This blog post was written with the help of Irene Chong who took the Acumen Leadership Essentials Course last winter. Irene shared how the course inspired her group to take action in their local community. Registration for the next Acumen Leadership Essentials course is open till September 23rd and the course will begin on September 25th.
The Food Banksy project was inspired by a module on empathy in the Acumen Leadership Essentials course. Empathy, the ability to put yourself in someone else’s shoes and understand their situation, feelings, and motives, is highly valued at Acumen. Empathy enables a social entrepreneur to better understand her customers’ needs and design products/services to meet those needs. It enables people with different backgrounds, personalities and points of view to understand each other and start to find ways to work together. It’s a necessary ingredient for so many things – good storytelling, sales, fundraising, design, etc. – which is why we think it’s a core element of good leadership.
As part of the course, we ask participants to take an empathy walk and experience the world from the perspective of a community they are trying to serve or a community they don’t usually interact with. The inspiration for the Food Banksy project came from the experience of Duncan So, a course participant from Toronto who chose to visit Parkdale.
Parkdale is a landing place for many new immigrants to Canada, and is one of Toronto’s most diverse, low-income communities. Duncan’s walk took him to a local thrift shop, library, and eventually ended at the Parkdale Community Food Bank. Food banks, as they are referred to in Canada, are similar to food pantries in the U.S. and are one of the key food programs for those in need in Canada.
Parkdale Community Foodbank, Toronto, Canada
The Parkdale Community Food Bank serves up to 3,000 people each month and plays a critical role in helping people economically reintegrate into the community. Furthermore, the food bank provides advocacy services on issues related to housing and other social services as well as abuse. They receive no government funding but support their operations with money from individual donors, relying on one paid employee and 50 committed volunteers.

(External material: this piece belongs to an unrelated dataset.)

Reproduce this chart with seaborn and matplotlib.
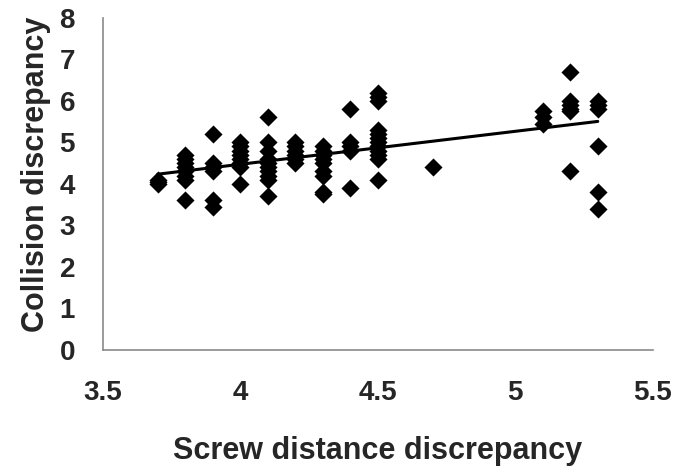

While hanging out, standing in the food line, listening to the conversations of those around him, Duncan saw an opportunity to revitalize the entire food bank experience and expand its roles as a resource hub for additional opportunities. He saw hope to transform this social service such that it could thrive instead of barely survive. “My experience was very insightful and stretched my perception. There is so much potential in the community.” Inspired by what he witnessed through the empathy walk, Duncan rallied interest from his course group (Mir Hossein Tabatabaei, Mimi Ng, Maritza Estridge and Irene Chong) and friends (Paolo Korre, Fred Li, Terrie Chan, Elettra Pizzi, Viktor Popov, Asha Aggarwal and Ali Taiyeb) to join him in what is now the Food Banksy Project.
Ali Taiyeb and Irene Chong visualizing their research with post-its
While still in its infancy, The Food Banksy Project is taking a human-centered design approach, a method they briefly touched in the course, but also building off the skills of their team members to better understand the food bank, its clients, and pain points of both communities in providing and receiving this service. From the group’s initial observations and conversations, they’ve learned the food bank is a frontline service that is a life line for many. However, their journey in accessing food does not start when they enter the doors, nor ends when they exit. The experience extends much further than that and to understand the depth of the communities’ hunger needs, merits further exploration in understanding the entire spectrum of that challenging journey.
We plan to continue to follow The Food Banksy Project’s journey and that of hopefully many more +Acumen course participants inspired to take action in their communities.